Литмир - Электронная Библиотека
A
A

В Тушине возникло две партии: противников и сторонников перехода на службу к королю. Первую возглавлял гетман князь Роман Ружинский, предлагавший «держаться недавно заключенного союза и присяги», то есть не покидать «царя Дмитрия». Но король Сигизмунд III принял меры, чтобы нейтрализовать его сторонников. В Тушино приезжало из-под Смоленска немало людей, намеренно распускавших слухи о большой королевской казне, возбуждавшей наемников, давно не видевших никаких денежных выплат. Вторая партия, хотевшая переговоров с королем, имела главную поддержку у гетмана Яна Сапеги, засылавшего своих эмиссаров и к королю под Смоленск, и в Тушино.

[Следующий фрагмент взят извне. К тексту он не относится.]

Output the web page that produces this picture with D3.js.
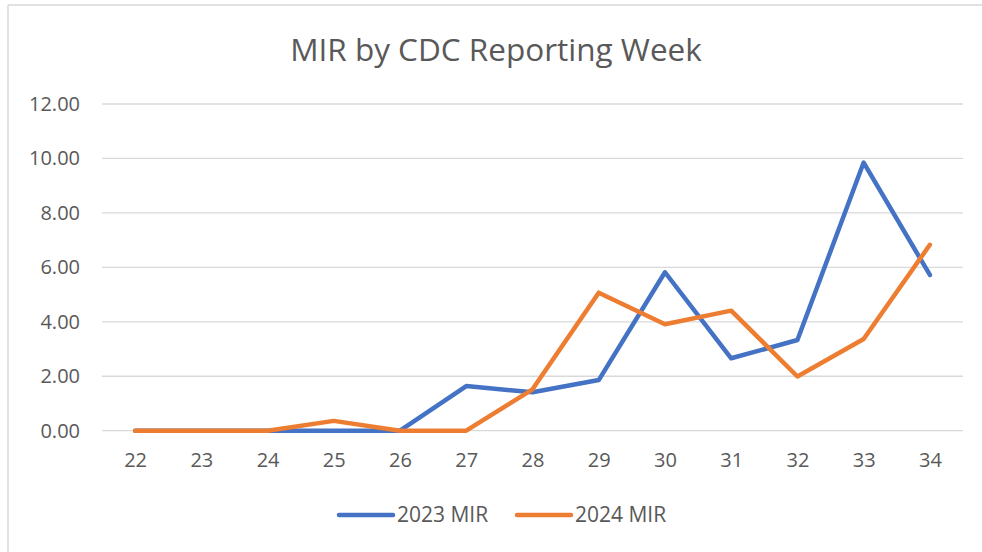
<!DOCTYPE html>
<html lang="en">
<head>
  <meta charset="UTF-8">
  <title>MIR by CDC Reporting Week</title>
  <script src="https://d3js.org/d3.v7.min.js"></script>
  <style>
    body { margin: 0; background: white; }
    text { font-family: "Open Sans", sans-serif; fill: #595959; }
    .grid line { stroke: #d9d9d9; stroke-width: 1.3; }
    .series { fill: none; stroke-width: 4.5; stroke-linejoin: round; stroke-linecap: round; }
  </style>
</head>
<body>
<div id="chart"></div>
<script>
  // data
  const weeks = [22, 23, 24, 25, 26, 27, 28, 29, 30, 31, 32, 33, 34];
  const mir2023 = [0, 0, 0, 0, 0, 1.64, 1.41, 1.86, 5.82, 2.66, 3.33, 9.85, 5.72];
  const mir2024 = [0, 0, 0, 0.36, 0, 0, 1.52, 5.07, 3.91, 4.41, 1.99, 3.37, 6.83];
  const yTicks = [0, 2, 4, 6, 8, 10, 12];
  const seriesNames = ["2023 MIR", "2024 MIR"];
  const seriesColors = ["#4472C4", "#ED7D31"];

  const width = 982, height = 552;
  const plotLeft = 102, plotRight = 963, plotTop = 104, plotBottom = 430.7;

  const svg = d3.select("#chart").append("svg")
    .attr("width", width)
    .attr("height", height);

  // chart frame (only top and left edge visible in the crop)
  svg.append("line").attr("x1", 8).attr("x2", 8).attr("y1", 5).attr("y2", height)
    .attr("stroke", "#d9d9d9").attr("stroke-width", 1.5);
  svg.append("line").attr("x1", 8).attr("x2", width).attr("y1", 5).attr("y2", 5)
    .attr("stroke", "#d9d9d9").attr("stroke-width", 1.5);

  // title
  svg.append("text")
    .attr("x", 496)
    .attr("y", 61)
    .attr("text-anchor", "middle")
    .attr("font-size", 31.5)
    .text("MIR by CDC Reporting Week");

  const x = d3.scalePoint()
    .domain(weeks)
    .range([plotLeft, plotRight])
    .padding(0.5);

  const y = d3.scaleLinear()
    .domain([0, 12])
    .range([plotBottom, plotTop]);

  // gridlines
  svg.append("g")
    .attr("class", "grid")
    .selectAll("line")
    .data(yTicks)
    .join("line")
    .attr("x1", plotLeft)
    .attr("x2", plotRight)
    .attr("y1", d => y(d))
    .attr("y2", d => y(d));

  // y axis labels
  const yAxis = svg.append("g")
    .attr("transform", `translate(${plotLeft - 22},0)`)
    .call(d3.axisLeft(y).tickValues(yTicks).tickFormat(d3.format(".2f")).tickSize(0).tickPadding(0));
  yAxis.select(".domain").remove();
  yAxis.selectAll("text").attr("font-size", 20).attr("font-family", null).attr("fill", null);

  // x axis labels
  const xAxis = svg.append("g")
    .attr("transform", `translate(0,${plotBottom})`)
    .call(d3.axisBottom(x).tickSize(0).tickPadding(22));
  xAxis.select(".domain").remove();
  xAxis.selectAll("text").attr("font-size", 20).attr("font-family", null).attr("fill", null);

  // lines
  const line = d3.line()
    .x((d, i) => x(weeks[i]))
    .y(d => y(d));

  [mir2023, mir2024].forEach((vals, k) => {
    svg.append("path")
      .datum(vals)
      .attr("class", "series")
      .attr("stroke", seriesColors[k])
      .attr("d", line);
  });

  // legend
  const legendX = [339, 517];
  const legend = svg.append("g")
    .selectAll("g")
    .data(seriesNames)
    .join("g")
    .attr("transform", (d, i) => `translate(${legendX[i]},515)`);
  legend.append("line")
    .attr("x1", 0).attr("x2", 54)
    .attr("stroke", (d, i) => seriesColors[i])
    .attr("stroke-width", 4.5)
    .attr("stroke-linecap", "round");
  legend.append("text")
    .attr("x", 58)
    .attr("y", 7)
    .attr("font-size", 21)
    .text(d => d);
</script>
</body>
</html>
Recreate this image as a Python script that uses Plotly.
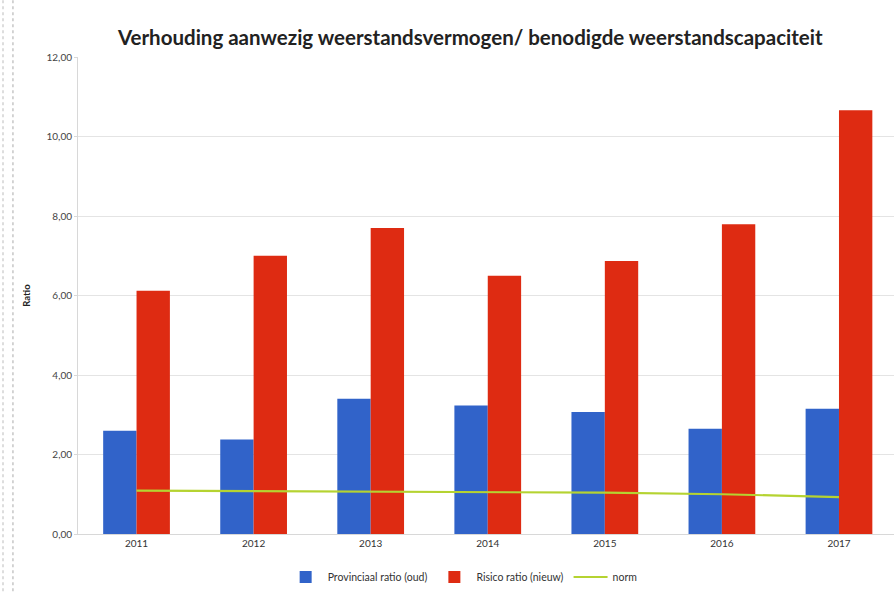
import plotly.graph_objects as go

years = ["2011", "2012", "2013", "2014", "2015", "2016", "2017"]
provinciaal_oud = [2.60, 2.38, 3.40, 3.23, 3.07, 2.65, 3.15]
risico_nieuw = [6.12, 7.00, 7.70, 6.50, 6.87, 7.79, 10.66]
norm = [1.09, 1.08, 1.07, 1.06, 1.04, 1.00, 0.93]
y_ticks = [0, 2, 4, 6, 8, 10, 12]

fig = go.Figure()
fig.add_trace(go.Bar(x=years, y=provinciaal_oud, name="Provinciaal ratio (oud)",
                     marker=dict(color="#3163c9", line=dict(width=0))))
fig.add_trace(go.Bar(x=years, y=risico_nieuw, name="Risico ratio (nieuw)",
                     marker=dict(color="#de2b12", line=dict(width=0))))
fig.add_trace(go.Scatter(x=years, y=norm, name="norm", mode="lines",
                         line=dict(color="#b5d331", width=2.2)))

fig.update_layout(
    width=894, height=593,
    margin=dict(l=78, r=0, t=57, b=59, autoexpand=False),
    paper_bgcolor="white", plot_bgcolor="white",
    separators=",.",
    barmode="group", bargap=0.43, bargroupgap=0,
    font=dict(family="Lato, Open Sans, sans-serif", color="#333"),
    title=dict(text="<b>Verhouding aanwezig weerstandsvermogen/ benodigde weerstandscapaciteit</b>",
               x=0.526, xanchor="center", y=0.937, yanchor="middle", yref="container",
               font=dict(family="Lato, sans-serif", size=20.5, color="#222")),
    legend=dict(orientation="h", x=0.472, xanchor="center", y=0.027, yanchor="middle",
                yref="container", font=dict(size=10.5, color="#333"), traceorder="normal",
                itemwidth=34),
    showlegend=True,
)
fig.update_xaxes(range=[-0.5, 6.47], showgrid=False, showline=True, linecolor="#d8d8d8",
                 linewidth=1, ticks="", tickfont=dict(size=10, color="#333"))
fig.update_yaxes(range=[0, 12], tickvals=y_ticks, tickformat=".2f", showgrid=True,
                 gridcolor="#e4e4e4", gridwidth=1, showline=True, linecolor="#d8d8d8",
                 ticks="outside", ticklen=3, tickcolor="#d8d8d8",
                 tickfont=dict(size=10, color="#444"), zeroline=False,
                 title=dict(text="<b>Ratio</b>", font=dict(size=9.5, color="#222"), standoff=14))

# scanned page frame lines on the left
fig.add_shape(type="line", xref="paper", yref="paper", x0=-0.0797, x1=-0.0797, y0=-0.12, y1=1.12,
              line=dict(color="#aaaaaa", width=1, dash="dot"))
fig.add_shape(type="line", xref="paper", yref="paper", x0=-0.0919, x1=-0.0919, y0=-0.12, y1=1.12,
              line=dict(color="#bbbbbb", width=1, dash="dot"))

fig.write_html("out.html", config={"displayModeBar": False},
               post_script="document.body.style.margin='0';document.body.style.overflow='hidden';")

По словам Николая Мархоцкого (он был в первой партии), гетман Ян Сапега пригрозил, что если переговоры не начнутся, то «его хоругви уйдут и запишутся на королевскую службу» [296]. Через пару месяцев ситуация зеркально переменится, и уже гетман князь Роман Ружинский будет проводником королевской политики, а гетман Ян Сапега станет поддерживать Марину Мнишек, для которой переход тушинцев под руку короля означал крах всех ее честолюбивых намерений.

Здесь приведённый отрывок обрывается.